Required work:
Don't copy the pictures; return every other part of the records exactly.

Supplied material:
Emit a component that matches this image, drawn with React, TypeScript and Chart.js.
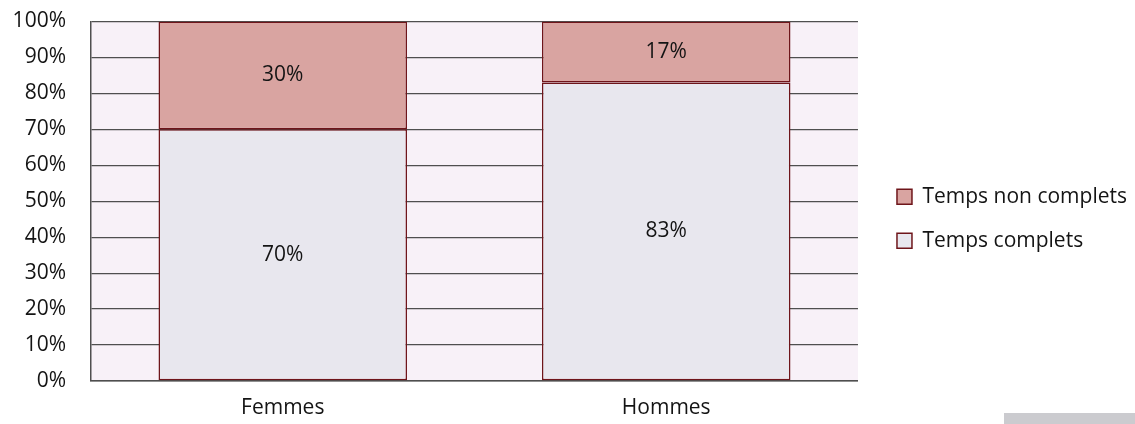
import React, { useEffect, useRef } from "react";
import { Chart, registerables } from "chart.js";

Chart.register(...registerables);

const categories = ["Femmes", "Hommes"];
const tempsComplets = [70, 83];
const tempsNonComplets = [30, 17];
const seriesNames = ["Temps complets", "Temps non complets"];

const FONT = "'Open Sans', 'DejaVu Sans', sans-serif";
const TEXT = "#141414";
const GRID = "#4f4f4f";
const EDGE = "#6e151a";

// light tinted background behind the plot area
const plotBackground = {
  id: "plotBackground",
  beforeDraw(chart: any) {
    const { ctx, chartArea } = chart;
    ctx.save();
    ctx.fillStyle = "#f8f1f8";
    ctx.fillRect(chartArea.left, chartArea.top, chartArea.right - chartArea.left, chartArea.bottom - chartArea.top);
    ctx.restore();
  },
};

// leave a wider gap between the plot and the legend
const legendOffset = {
  id: "legendOffset",
  afterLayout(chart: any) {
    const lg = chart.legend;
    if (!lg) return;
    lg.left += 16;
    lg.right += 16;
    lg.top -= 4;
    lg.bottom -= 4;
  },
};

// percentage written in the middle of every segment
const segmentLabels = {
  id: "segmentLabels",
  afterDatasetsDraw(chart: any) {
    const { ctx } = chart;
    ctx.save();
    ctx.font = `21px ${FONT}`;
    ctx.fillStyle = TEXT;
    ctx.textAlign = "center";
    ctx.textBaseline = "middle";
    chart.data.datasets.forEach((ds: any, i: number) => {
      const meta = chart.getDatasetMeta(i);
      meta.data.forEach((el: any, j: number) => {
        const { x, y, base } = el.getProps(["x", "y", "base"], true);
        ctx.fillText(`${ds.data[j]}%`, x, (y + base) / 2);
      });
    });
    ctx.restore();
  },
};

export default function App() {
  const ref = useRef<HTMLCanvasElement | null>(null);

  useEffect(() => {
    if (!ref.current) return;
    const chart = new Chart(ref.current, {
      type: "bar",
      data: {
        labels: categories,
        datasets: [
          {
            label: seriesNames[0],
            data: tempsComplets,
            backgroundColor: "#e8e7ee",
            borderColor: EDGE,
            borderWidth: 1.5,
            borderSkipped: false,
            categoryPercentage: 1,
            barPercentage: 0.648,
          },
          {
            label: seriesNames[1],
            data: tempsNonComplets,
            backgroundColor: "#d9a4a1",
            borderColor: EDGE,
            borderWidth: 1.5,
            borderSkipped: false,
            categoryPercentage: 1,
            barPercentage: 0.648,
          },
        ],
      },
      options: {
        animation: false,
        responsive: true,
        maintainAspectRatio: false,
        layout: { padding: { top: 21.5, left: 0, right: 14, bottom: 0 } },
        plugins: {
          tooltip: { enabled: false },
          legend: {
            position: "right",
            reverse: true,
            labels: {
              boxWidth: 15,
              boxHeight: 15,
              padding: 23,
              color: TEXT,
              font: { family: FONT, size: 21 },
            },
          },
        },
        scales: {
          x: {
            stacked: true,
            grid: { display: false, drawTicks: false },
            border: { display: true, color: GRID, width: 1.5 },
            ticks: { color: TEXT, font: { family: FONT, size: 21 }, padding: 14 },
            afterFit(scale: any) {
              scale.height = 43;
            },
          },
          y: {
            stacked: true,
            min: 0,
            max: 100,
            ticks: {
              stepSize: 10,
              color: TEXT,
              padding: 25,
              font: { family: FONT, size: 21 },
              callback: (v: any) => `${v}%`,
            },
            grid: { color: GRID, lineWidth: 1.3, drawTicks: false },
            border: { display: true, color: GRID, width: 1.5 },
            afterFit(scale: any) {
              scale.width = 91;
              scale.paddingTop = 0;
              scale.paddingBottom = 0;
            },
          },
        },
      },
      plugins: [plotBackground, legendOffset, segmentLabels],
    });
    return () => chart.destroy();
  }, []);

  return (
    <div style={{ position: "fixed", left: 0, top: 0, width: 1135, height: 424, background: "#fff" }}>
      <canvas ref={ref} />
      <div style={{ position: "absolute", left: 1004, top: 413, width: 131, height: 11, background: "#cbcbcf" }} />
    </div>
  );
}
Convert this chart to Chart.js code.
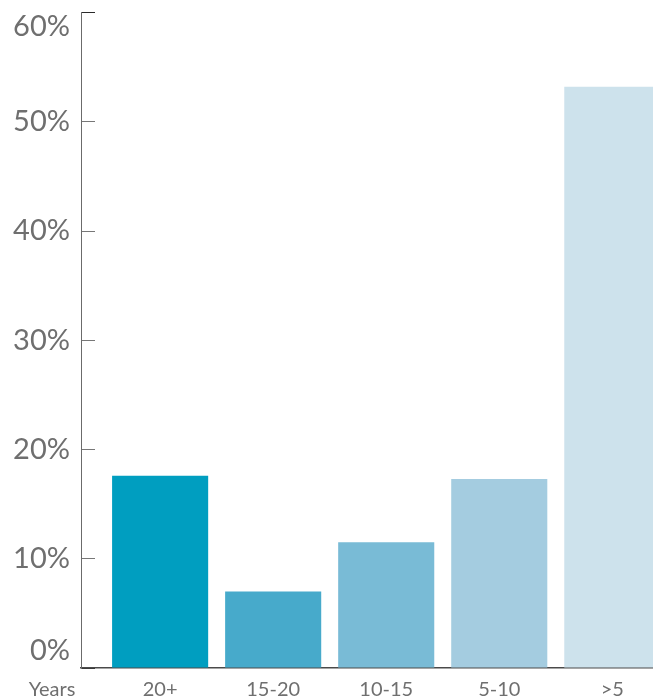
<!DOCTYPE html>
<html>
<head>
<meta charset="utf-8">
<script src="https://cdn.jsdelivr.net/npm/chart.js@4.4.1/dist/chart.umd.min.js"></script>
<style>
  html, body { margin: 0; padding: 0; background: #ffffff; overflow: hidden; }
  #wrap { position: relative; width: 653px; height: 698px; }
</style>
</head>
<body>
<div id="wrap"><canvas id="c" width="653" height="698"></canvas></div>
<script>
// ---- data ----
const categories = ['20+', '15-20', '10-15', '5-10', '>5'];
const shares = [17.6, 7.0, 11.5, 17.3, 53.2];
const yTickValues = [0, 10, 20, 30, 40, 50, 60];
const xAxisName = 'Years';
const barColors = ['#009ec0', '#47aacb', '#79bbd6', '#a4cce0', '#cde2ec'];

const textColor = '#6f6f6f';
const fontFamily = 'Lato, "Open Sans", sans-serif';

const yearsLabel = {
  id: 'yearsLabel',
  afterDraw(chart) {
    const { ctx, chartArea } = chart;
    const xs = chart.scales.x;
    ctx.save();
    ctx.font = '20px ' + fontFamily;
    ctx.fillStyle = textColor;
    ctx.textAlign = 'center';
    ctx.textBaseline = 'middle';
    ctx.fillText(xAxisName, chartArea.left - 29, xs.top + 22);
    ctx.restore();
  }
};

new Chart(document.getElementById('c'), {
  type: 'bar',
  data: {
    datasets: [{
      data: categories.map((c, i) => ({ x: i, y: shares[i] })),
      backgroundColor: barColors,
      borderWidth: 0,
      barPercentage: 0.85,
      categoryPercentage: 1.0
    }]
  },
  options: {
    responsive: false,
    animation: false,
    events: [],
    layout: { padding: { top: 12.5, left: 0, right: 0, bottom: 0 } },
    plugins: { legend: { display: false }, tooltip: { enabled: false } },
    scales: {
      x: {
        type: 'linear',
        offset: false,
        bounds: 'data',
        min: -0.7,
        max: 4.36,
        z: 1,
        grid: { display: false, drawTicks: false, offset: false },
        border: { display: true, color: '#4a4a4a', width: 1.5 },
        afterBuildTicks: (s) => { s.ticks = categories.map((c, i) => ({ value: i })); },
        afterFit: (s) => { s.height = 30; s.paddingLeft = 0; s.paddingRight = 0; },
        ticks: {
          autoSkip: false,
          maxRotation: 0,
          padding: 10,
          color: textColor,
          font: { family: fontFamily, size: 20 },
          callback: (v) => categories[v] !== undefined ? categories[v] : ''
        }
      },
      y: {
        min: 0,
        max: 60,
        afterBuildTicks: (s) => { s.ticks = yTickValues.map(v => ({ value: v })); },
        afterFit: (s) => { s.width = 81; s.paddingTop = 0; s.paddingBottom = 0; },
        grid: {
          drawOnChartArea: false,
          drawTicks: true,
          tickLength: -14,
          tickWidth: 1,
          tickColor: (ctx) => (ctx.tick && (ctx.tick.value === 60 || ctx.tick.value === 0)) ? '#2a2a2a' : '#777777'
        },
        border: { display: true, color: '#6b6b6b', width: 1 },
        ticks: {
          padding: 25,
          color: textColor,
          autoSkip: false,
          font: (ctx) => {
            const v = ctx.tick ? ctx.tick.value : null;
            let lh = 1.2;
            if (v === 60) lh = 0.95;
            if (v === 0) lh = 1.22;
            return { family: fontFamily, size: 29, lineHeight: lh };
          },
          callback: (v) => {
            if (v === 60) return ['', v + '%'];
            if (v === 0) return [v + '%', ''];
            return v + '%';
          }
        }
      }
    }
  },
  plugins: [yearsLabel]
});
</script>
</body>
</html>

Result below:
Emit a component that matches this image, drawn with React, TypeScript and Chart.js.
import React, { useEffect, useRef } from "react";
import { Chart, registerables } from "chart.js";

Chart.register(...registerables);

const categories = ["Femmes", "Hommes"];
const tempsComplets = [70, 83];
const tempsNonComplets = [30, 17];
const seriesNames = ["Temps complets", "Temps non complets"];

const FONT = "'Open Sans', 'DejaVu Sans', sans-serif";
const TEXT = "#141414";
const GRID = "#4f4f4f";
const EDGE = "#6e151a";

// light tinted background behind the plot area
const plotBackground = {
  id: "plotBackground",
  beforeDraw(chart: any) {
    const { ctx, chartArea } = chart;
    ctx.save();
    ctx.fillStyle = "#f8f1f8";
    ctx.fillRect(chartArea.left, chartArea.top, chartArea.right - chartArea.left, chartArea.bottom - chartArea.top);
    ctx.restore();
  },
};

// leave a wider gap between the plot and the legend
const legendOffset = {
  id: "legendOffset",
  afterLayout(chart: any) {
    const lg = chart.legend;
    if (!lg) return;
    lg.left += 16;
    lg.right += 16;
    lg.top -= 4;
    lg.bottom -= 4;
  },
};

// percentage written in the middle of every segment
const segmentLabels = {
  id: "segmentLabels",
  afterDatasetsDraw(chart: any) {
    const { ctx } = chart;
    ctx.save();
    ctx.font = `21px ${FONT}`;
    ctx.fillStyle = TEXT;
    ctx.textAlign = "center";
    ctx.textBaseline = "middle";
    chart.data.datasets.forEach((ds: any, i: number) => {
      const meta = chart.getDatasetMeta(i);
      meta.data.forEach((el: any, j: number) => {
        const { x, y, base } = el.getProps(["x", "y", "base"], true);
        ctx.fillText(`${ds.data[j]}%`, x, (y + base) / 2);
      });
    });
    ctx.restore();
  },
};

export default function App() {
  const ref = useRef<HTMLCanvasElement | null>(null);

  useEffect(() => {
    if (!ref.current) return;
    const chart = new Chart(ref.current, {
      type: "bar",
      data: {
        labels: categories,
        datasets: [
          {
            label: seriesNames[0],
            data: tempsComplets,
            backgroundColor: "#e8e7ee",
            borderColor: EDGE,
            borderWidth: 1.5,
            borderSkipped: false,
            categoryPercentage: 1,
            barPercentage: 0.648,
          },
          {
            label: seriesNames[1],
            data: tempsNonComplets,
            backgroundColor: "#d9a4a1",
            borderColor: EDGE,
            borderWidth: 1.5,
            borderSkipped: false,
            categoryPercentage: 1,
            barPercentage: 0.648,
          },
        ],
      },
      options: {
        animation: false,
        responsive: true,
        maintainAspectRatio: false,
        layout: { padding: { top: 21.5, left: 0, right: 14, bottom: 0 } },
        plugins: {
          tooltip: { enabled: false },
          legend: {
            position: "right",
            reverse: true,
            labels: {
              boxWidth: 15,
              boxHeight: 15,
              padding: 23,
              color: TEXT,
              font: { family: FONT, size: 21 },
            },
          },
        },
        scales: {
          x: {
            stacked: true,
            grid: { display: false, drawTicks: false },
            border: { display: true, color: GRID, width: 1.5 },
            ticks: { color: TEXT, font: { family: FONT, size: 21 }, padding: 14 },
            afterFit(scale: any) {
              scale.height = 43;
            },
          },
          y: {
            stacked: true,
            min: 0,
            max: 100,
            ticks: {
              stepSize: 10,
              color: TEXT,
              padding: 25,
              font: { family: FONT, size: 21 },
              callback: (v: any) => `${v}%`,
            },
            grid: { color: GRID, lineWidth: 1.3, drawTicks: false },
            border: { display: true, color: GRID, width: 1.5 },
            afterFit(scale: any) {
              scale.width = 91;
              scale.paddingTop = 0;
              scale.paddingBottom = 0;
            },
          },
        },
      },
      plugins: [plotBackground, legendOffset, segmentLabels],
    });
    return () => chart.destroy();
  }, []);

  return (
    <div style={{ position: "fixed", left: 0, top: 0, width: 1135, height: 424, background: "#fff" }}>
      <canvas ref={ref} />
      <div style={{ position: "absolute", left: 1004, top: 413, width: 131, height: 11, background: "#cbcbcf" }} />
    </div>
  );
}
Convert this chart to Chart.js code.
<!DOCTYPE html>
<html>
<head>
<meta charset="utf-8">
<script src="https://cdn.jsdelivr.net/npm/chart.js@4.4.1/dist/chart.umd.min.js"></script>
<style>
  html, body { margin: 0; padding: 0; background: #ffffff; overflow: hidden; }
  #wrap { position: relative; width: 653px; height: 698px; }
</style>
</head>
<body>
<div id="wrap"><canvas id="c" width="653" height="698"></canvas></div>
<script>
// ---- data ----
const categories = ['20+', '15-20', '10-15', '5-10', '>5'];
const shares = [17.6, 7.0, 11.5, 17.3, 53.2];
const yTickValues = [0, 10, 20, 30, 40, 50, 60];
const xAxisName = 'Years';
const barColors = ['#009ec0', '#47aacb', '#79bbd6', '#a4cce0', '#cde2ec'];

const textColor = '#6f6f6f';
const fontFamily = 'Lato, "Open Sans", sans-serif';

const yearsLabel = {
  id: 'yearsLabel',
  afterDraw(chart) {
    const { ctx, chartArea } = chart;
    const xs = chart.scales.x;
    ctx.save();
    ctx.font = '20px ' + fontFamily;
    ctx.fillStyle = textColor;
    ctx.textAlign = 'center';
    ctx.textBaseline = 'middle';
    ctx.fillText(xAxisName, chartArea.left - 29, xs.top + 22);
    ctx.restore();
  }
};

new Chart(document.getElementById('c'), {
  type: 'bar',
  data: {
    datasets: [{
      data: categories.map((c, i) => ({ x: i, y: shares[i] })),
      backgroundColor: barColors,
      borderWidth: 0,
      barPercentage: 0.85,
      categoryPercentage: 1.0
    }]
  },
  options: {
    responsive: false,
    animation: false,
    events: [],
    layout: { padding: { top: 12.5, left: 0, right: 0, bottom: 0 } },
    plugins: { legend: { display: false }, tooltip: { enabled: false } },
    scales: {
      x: {
        type: 'linear',
        offset: false,
        bounds: 'data',
        min: -0.7,
        max: 4.36,
        z: 1,
        grid: { display: false, drawTicks: false, offset: false },
        border: { display: true, color: '#4a4a4a', width: 1.5 },
        afterBuildTicks: (s) => { s.ticks = categories.map((c, i) => ({ value: i })); },
        afterFit: (s) => { s.height = 30; s.paddingLeft = 0; s.paddingRight = 0; },
        ticks: {
          autoSkip: false,
          maxRotation: 0,
          padding: 10,
          color: textColor,
          font: { family: fontFamily, size: 20 },
          callback: (v) => categories[v] !== undefined ? categories[v] : ''
        }
      },
      y: {
        min: 0,
        max: 60,
        afterBuildTicks: (s) => { s.ticks = yTickValues.map(v => ({ value: v })); },
        afterFit: (s) => { s.width = 81; s.paddingTop = 0; s.paddingBottom = 0; },
        grid: {
          drawOnChartArea: false,
          drawTicks: true,
          tickLength: -14,
          tickWidth: 1,
          tickColor: (ctx) => (ctx.tick && (ctx.tick.value === 60 || ctx.tick.value === 0)) ? '#2a2a2a' : '#777777'
        },
        border: { display: true, color: '#6b6b6b', width: 1 },
        ticks: {
          padding: 25,
          color: textColor,
          autoSkip: false,
          font: (ctx) => {
            const v = ctx.tick ? ctx.tick.value : null;
            let lh = 1.2;
            if (v === 60) lh = 0.95;
            if (v === 0) lh = 1.22;
            return { family: fontFamily, size: 29, lineHeight: lh };
          },
          callback: (v) => {
            if (v === 60) return ['', v + '%'];
            if (v === 0) return [v + '%', ''];
            return v + '%';
          }
        }
      }
    }
  },
  plugins: [yearsLabel]
});
</script>
</body>
</html>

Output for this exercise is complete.